"[W]e must recognize peace and security as a critical "fourth dimension" of sustainable development. We must also acknowledge that durable peace and post-conflict development depend on environmental protection and good governance of natural resources."
Secretary-General Ban Ki-moon
Message on the International Day for Preventing the Exploitation
of the Environment in War and Armed Conflict.
6 November 2012
On 5 November 2001, the UN General Assembly declared 6 November of each year as the International Day for Preventing the Exploitation of the Environment in War and Armed Conflict (A/RES/56/4).

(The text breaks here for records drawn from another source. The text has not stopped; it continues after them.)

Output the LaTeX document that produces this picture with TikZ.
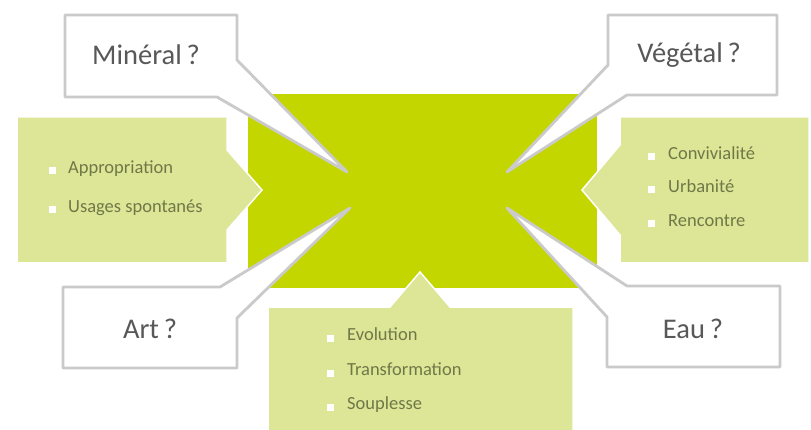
\documentclass[tikz,border=0pt]{standalone}
\usepackage{fontspec}
\setmainfont{Carlito}
\definecolor{leaf}{RGB}{196,214,0}
\definecolor{pale}{RGB}{221,229,150}
\definecolor{olive}{RGB}{112,120,72}
\definecolor{rim}{RGB}{202,202,202}
\definecolor{ink}{RGB}{88,88,88}
\begin{document}
\begin{tikzpicture}[x=1pt,y=-1pt,
  callout/.style={fill=white,draw=rim,line width=2.8pt,line join=round},
  panel/.style={fill=pale,draw=white,line width=1.5pt,line join=miter},
  question/.style={font=\fontsize{28.5}{30}\selectfont,text=ink,inner sep=0pt},
  item/.style={font=\fontsize{18.5}{20}\selectfont,text=olive,anchor=mid west,inner sep=0pt},
  tick/.style={fill=white,minimum size=7pt,inner sep=0pt}]
\useasboundingbox (0,0) rectangle (811,430);
\fill[white] (0,0) rectangle (811,430);

% central block
\node[fill=leaf,minimum width=349pt,minimum height=194pt,inner sep=0pt] (core) at (422.5,191) {};

% side panels pointing into the block
\draw[panel] (17,117) -- (227,117) -- (227,150) -- (262,190) -- (227,230)
  -- (227,263) -- (17,263) -- cycle;
\draw[panel] (620,117) -- (809,117) -- (809,263) -- (620,263) -- (620,235)
  -- (582,190) -- (620,145) -- cycle;
\draw[panel] (268,307) -- (390,307) -- (420,272) -- (450,307) -- (573,307)
  -- (573,432) -- (268,432) -- cycle;

% left list
\node[tick] (b1) at (52,171) {};
\node[item] (t1) at (68,171) {Appropriation};
\node[tick] (b2) at (52,210) {};
\node[item] (t2) at (68,210) {Usages spontanés};

% right list
\node[tick] (b3) at (651,157) {};
\node[item] (t3) at (668,157) {Convivialité};
\node[tick] (b4) at (651,190) {};
\node[item] (t4) at (668,190) {Urbanité};
\node[tick] (b5) at (651,224) {};
\node[item] (t5) at (668,224) {Rencontre};

% bottom list
\node[tick] (b6) at (330,338) {};
\node[item] (t6) at (347,338) {Evolution};
\node[tick] (b7) at (330,373) {};
\node[item] (t7) at (347,373) {Transformation};
\node[tick] (b8) at (330,407) {};
\node[item] (t8) at (347,407) {Souplesse};

% question callouts
\draw[callout] (65,15) -- (237,15) -- (237,60) -- (347,172) -- (217,97)
  -- (65,97) -- cycle;
\node[question] (q1) at (146,55) {Minéral\,?};
\draw[callout] (608,15) -- (777,15) -- (777,95) -- (627,95) -- (507,172)
  -- (608,65) -- cycle;
\node[question] (q2) at (689,55) {Végétal\,?};
\draw[callout] (63,287) -- (220,287) -- (350,208) -- (237,318) -- (237,368)
  -- (63,368) -- cycle;
\node[question] (q3) at (150,329) {Art\,?};
\draw[callout] (627,286) -- (780,286) -- (780,367) -- (607,367) -- (607,317)
  -- (507,208) -- cycle;
\node[question] (q4) at (693,329) {Eau\,?};
\end{tikzpicture}
\end{document}
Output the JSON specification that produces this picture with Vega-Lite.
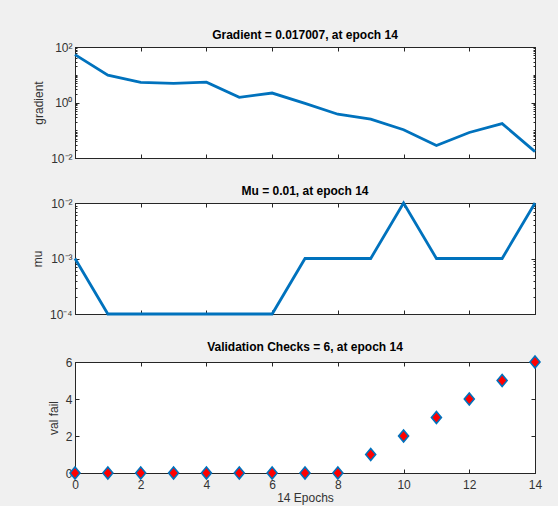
{
  "$schema": "https://vega.github.io/schema/vega-lite/v6.json",
  "background": "#f0f0f0",
  "padding": {"left": 30, "top": 28, "right": 24, "bottom": 2},
  "datasets": {
    "train": [
      {"epoch": 0, "gradient": 53, "mu": 0.001, "valfail": 0},
      {"epoch": 1, "gradient": 9.7, "mu": 0.0001, "valfail": 0},
      {"epoch": 2, "gradient": 5.3, "mu": 0.0001, "valfail": 0},
      {"epoch": 3, "gradient": 4.9, "mu": 0.0001, "valfail": 0},
      {"epoch": 4, "gradient": 5.4, "mu": 0.0001, "valfail": 0},
      {"epoch": 5, "gradient": 1.53, "mu": 0.0001, "valfail": 0},
      {"epoch": 6, "gradient": 2.19, "mu": 0.0001, "valfail": 0},
      {"epoch": 7, "gradient": 0.93, "mu": 0.001, "valfail": 0},
      {"epoch": 8, "gradient": 0.377, "mu": 0.001, "valfail": 0},
      {"epoch": 9, "gradient": 0.25, "mu": 0.001, "valfail": 1},
      {"epoch": 10, "gradient": 0.104, "mu": 0.01, "valfail": 2},
      {"epoch": 11, "gradient": 0.028, "mu": 0.001, "valfail": 3},
      {"epoch": 12, "gradient": 0.083, "mu": 0.001, "valfail": 4},
      {"epoch": 13, "gradient": 0.174, "mu": 0.001, "valfail": 5},
      {"epoch": 14, "gradient": 0.017007, "mu": 0.01, "valfail": 6}
    ]
  },
  "data": {"name": "train"},
  "spacing": 19,
  "vconcat": [
    {
      "title": {"text": "Gradient = 0.017007, at epoch 14"},
      "width": 460,
      "height": 111,
      "layer": [
        {
          "mark": {"type": "line", "color": "#0072BD", "strokeWidth": 2.8},
          "encoding": {
            "x": {"field": "epoch", "type": "quantitative", "scale": {"domain": [0, 14], "nice": false},
                  "axis": {"orient": "bottom", "values": [0, 2, 4, 6, 8, 10, 12, 14], "labels": false, "labelPadding": 0, "title": null}},
            "y": {"field": "gradient", "type": "quantitative",
                  "scale": {"type": "log", "domain": [0.01, 100], "nice": false},
                  "axis": {"orient": "left", "title": "gradient",
                           "values": [0.01,0.02,0.03,0.04,0.05,0.06,0.07,0.08,0.09,0.1,0.2,0.3,0.4,0.5,0.6,0.7,0.8,0.9,1,2,3,4,5,6,7,8,9,10,20,30,40,50,60,70,80,90,100],
                           "labelExpr": "datum.value == 100 ? '10²' : datum.value == 1 ? '10⁰' : datum.value == 0.01 ? '10⁻²' : ''",
                           "tickSize": {"condition": {"test": "indexof([0.01, 1, 100], datum.value) >= 0", "value": -4}, "value": -2}}}
          }
        },
        {
          "mark": {"type": "line", "opacity": 0},
          "encoding": {
            "x": {"field": "epoch", "type": "quantitative", "scale": {"domain": [0, 14], "nice": false},
                  "axis": {"orient": "top", "values": [0, 2, 4, 6, 8, 10, 12, 14], "labels": false, "labelPadding": 0, "title": null}},
            "y": {"field": "gradient", "type": "quantitative",
                  "scale": {"type": "log", "domain": [0.01, 100], "nice": false},
                  "axis": {"orient": "right", "title": null, "labels": false, "labelPadding": 0,
                           "values": [0.01,0.02,0.03,0.04,0.05,0.06,0.07,0.08,0.09,0.1,0.2,0.3,0.4,0.5,0.6,0.7,0.8,0.9,1,2,3,4,5,6,7,8,9,10,20,30,40,50,60,70,80,90,100],
                           "tickSize": {"condition": {"test": "indexof([0.01, 1, 100], datum.value) >= 0", "value": -4}, "value": -2}}}
          }
        }
      ],
      "resolve": {"axis": {"x": "independent", "y": "independent"}}
    },
    {
      "title": {"text": "Mu = 0.01, at epoch 14"},
      "width": 460,
      "height": 111,
      "layer": [
        {
          "mark": {"type": "line", "color": "#0072BD", "strokeWidth": 2.8},
          "encoding": {
            "x": {"field": "epoch", "type": "quantitative", "scale": {"domain": [0, 14], "nice": false},
                  "axis": {"orient": "bottom", "values": [0, 2, 4, 6, 8, 10, 12, 14], "labels": false, "labelPadding": 0, "title": null}},
            "y": {"field": "mu", "type": "quantitative",
                  "scale": {"type": "log", "domain": [0.0001, 0.01], "nice": false},
                  "axis": {"orient": "left", "title": "mu",
                           "values": [0.0001,0.0002,0.0003,0.0004,0.0005,0.0006,0.0007,0.0008,0.0009,0.001,0.002,0.003,0.004,0.005,0.006,0.007,0.008,0.009,0.01],
                           "labelExpr": "datum.value == 0.01 ? '10⁻²' : datum.value == 0.001 ? '10⁻³' : datum.value == 0.0001 ? '10⁻⁴' : ''",
                           "tickSize": {"condition": {"test": "indexof([0.0001, 0.001, 0.01], datum.value) >= 0", "value": -4}, "value": -2}}}
          }
        },
        {
          "mark": {"type": "line", "opacity": 0},
          "encoding": {
            "x": {"field": "epoch", "type": "quantitative", "scale": {"domain": [0, 14], "nice": false},
                  "axis": {"orient": "top", "values": [0, 2, 4, 6, 8, 10, 12, 14], "labels": false, "labelPadding": 0, "title": null}},
            "y": {"field": "mu", "type": "quantitative",
                  "scale": {"type": "log", "domain": [0.0001, 0.01], "nice": false},
                  "axis": {"orient": "right", "title": null, "labels": false, "labelPadding": 0,
                           "values": [0.0001,0.0002,0.0003,0.0004,0.0005,0.0006,0.0007,0.0008,0.0009,0.001,0.002,0.003,0.004,0.005,0.006,0.007,0.008,0.009,0.01],
                           "tickSize": {"condition": {"test": "indexof([0.0001, 0.001, 0.01], datum.value) >= 0", "value": -4}, "value": -2}}}
          }
        }
      ],
      "resolve": {"axis": {"x": "independent", "y": "independent"}}
    },
    {
      "title": {"text": "Validation Checks = 6, at epoch 14"},
      "width": 460,
      "height": 111,
      "layer": [
        {
          "mark": {"type": "point", "shape": "M0,-1L0.83,0L0,1L-0.83,0Z", "filled": true, "fill": "#ff0000", "stroke": "#0072BD", "strokeWidth": 1.6, "size": 144, "opacity": 1},
          "encoding": {
            "x": {"field": "epoch", "type": "quantitative", "scale": {"domain": [0, 14], "nice": false},
                  "axis": {"orient": "bottom", "values": [0, 2, 4, 6, 8, 10, 12, 14], "title": "14 Epochs", "labelPadding": 10, "titlePadding": 2}},
            "y": {"field": "valfail", "type": "quantitative",
                  "scale": {"domain": [0, 6], "nice": false},
                  "axis": {"orient": "left", "title": "val fail", "values": [0, 2, 4, 6]}}
          }
        },
        {
          "mark": {"type": "point", "opacity": 0},
          "encoding": {
            "x": {"field": "epoch", "type": "quantitative", "scale": {"domain": [0, 14], "nice": false},
                  "axis": {"orient": "top", "values": [0, 2, 4, 6, 8, 10, 12, 14], "labels": false, "labelPadding": 0, "title": null}},
            "y": {"field": "valfail", "type": "quantitative",
                  "scale": {"domain": [0, 6], "nice": false},
                  "axis": {"orient": "right", "title": null, "labels": false, "labelPadding": 0, "values": [0, 2, 4, 6]}}
          }
        }
      ],
      "resolve": {"axis": {"x": "independent", "y": "independent"}}
    }
  ],
  "config": {
    "font": "Liberation Sans",
    "view": {"stroke": "#262626", "strokeWidth": 1, "fill": "white"},
    "axis": {
      "grid": false,
      "domainColor": "#262626",
      "tickColor": "#262626",
      "labelColor": "#333333",
      "titleColor": "#333333",
      "labelFontSize": 12,
      "titleFontSize": 12,
      "titleFontWeight": "normal",
      "tickSize": -4,
      "labelPadding": 7,
      "titlePadding": 5,
      "labelFlush": false,
      "labelOverlap": false
    },
    "title": {"fontSize": 12, "fontWeight": "bold", "color": "#000000", "offset": -1, "anchor": "middle"}
  }
}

Though mankind has always counted its war casualties in terms of dead and wounded soldiers and civilians, destroyed cities and livelihoods, the environment has often remained the unpublicized victim of war.Water wells have been polluted, crops torched, forests cut down, soils poisoned, and animals killed to gain military advantage.
Furthermore, the United Nations Environment Programme (UNEP) has found that over the last 60 years, at least 40 percent of all internal conflicts have been linked to the exploitation of natural resources, whether high-value resources such as timber, diamonds, gold and oil, or scarce resources such as fertile land and water. Conflicts involving natural resources have also been found to be twice as likely to relapse.
The United Nations attaches great importance to ensuring that action on the environment is part of conflict prevention, peacekeeping and peacebuilding strategies - because there can be no durable peace if the natural resources that sustain livelihoods and ecosystems are destroyed.